Both at home and at church, I have crates of sidewalk chalk to keep little fingers busy and to share the Good News through color.

Yellow. God is holy, and He made everything. 

Black. We sinned and disobeyed God, separating ourselves from him forever. 

Red. He loved us so much, He sent His only Son to shed His blood and die on the cross to pay the penalty for our sin. 

White. His sacrifice brought light to our darkness. He did not stay dead but was raised again to open the door to eternal life for everyone who follows Him. 

Blue. Choose to accept Him and wash your sins away. 

Green. Grow closer to Him.

Children all love color. The little one at my house loves to use the chalk to “paint” my toenails and hers. She wants to wear the beauty as much as possible.

Older ones in our neighborhood color pictures on the basketball court. As we learned about Jesus calming the storm, I instructed them to draw storms. There were many tornadoes and a lot of lightning. Color flew everywhere.

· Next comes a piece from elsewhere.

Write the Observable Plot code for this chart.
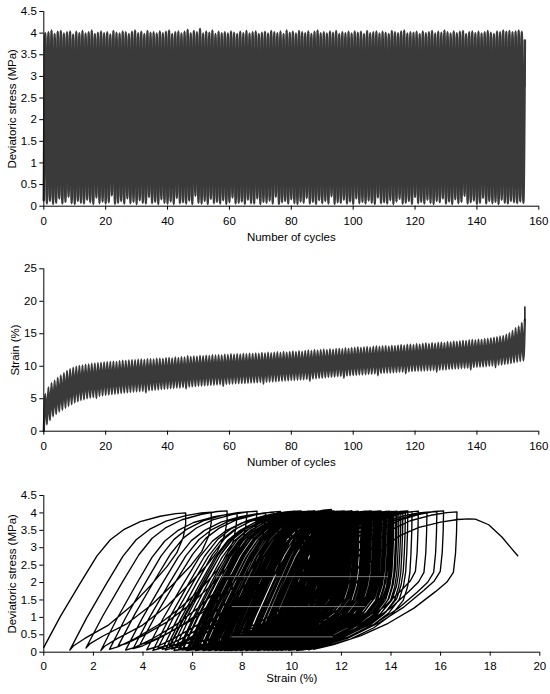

One group of girls drew my attention as they drew a picture of their niece, who was 8 years old when she died in a car accident. It was a storm of another type, and they used the beauty of color to remember a beautiful child. 

Sidewalk chalk tells many stories. It allows children to capture the colors of the sun, the trees, water, the sky, and flowers and use those elements of beauty to tell their stories. 

The Psalmist wrote, “One thing have I asked of the Lord, that will I seek after: that I may dwell in the house of the Lord all the days of my life, to gaze upon the beauty of the Lord…”

The Lord gives us hints and glimpses of His beauty through His creation, and it makes us long for His true beauty, like children using sidewalk chalk to replicate the colors they see in the natural world around them.

In his book, “Rembrandt is in the Wind,” pastor Russ Ramsey writes, “Beauty is what we make of goodness and truth. Beauty takes the pursuit of goodness past mere personal ethical conduct to the work of intentionally doing good to and for others. Beauty takes the pursuit of truth past the accumulation of knowledge to the proclamation and application of truth in the name of caring for others.”

Beauty is a balm for our weary souls because it is a hint and reminder of the Creator. We seek beauty when we have seen or experienced searing ugliness.

A young woman sat in my room and detailed the ugliness of abortion- the hopelessness of tiny fingers and toes that would never experience life- but then, through tears, she smiled and recounted the birth of her second child and how she clung to the beauty of those perfectly pink fingers and toes. 

“Those little fingers wrapped around mine,” she said. 

Beauty brought healing because it is an echo of the goodness and truth of Jesus Christ. 

Little fingers communicate beauty through the medium of sidewalk chalk. What will you use to reflect the beauty of Christ to a hurting world this week?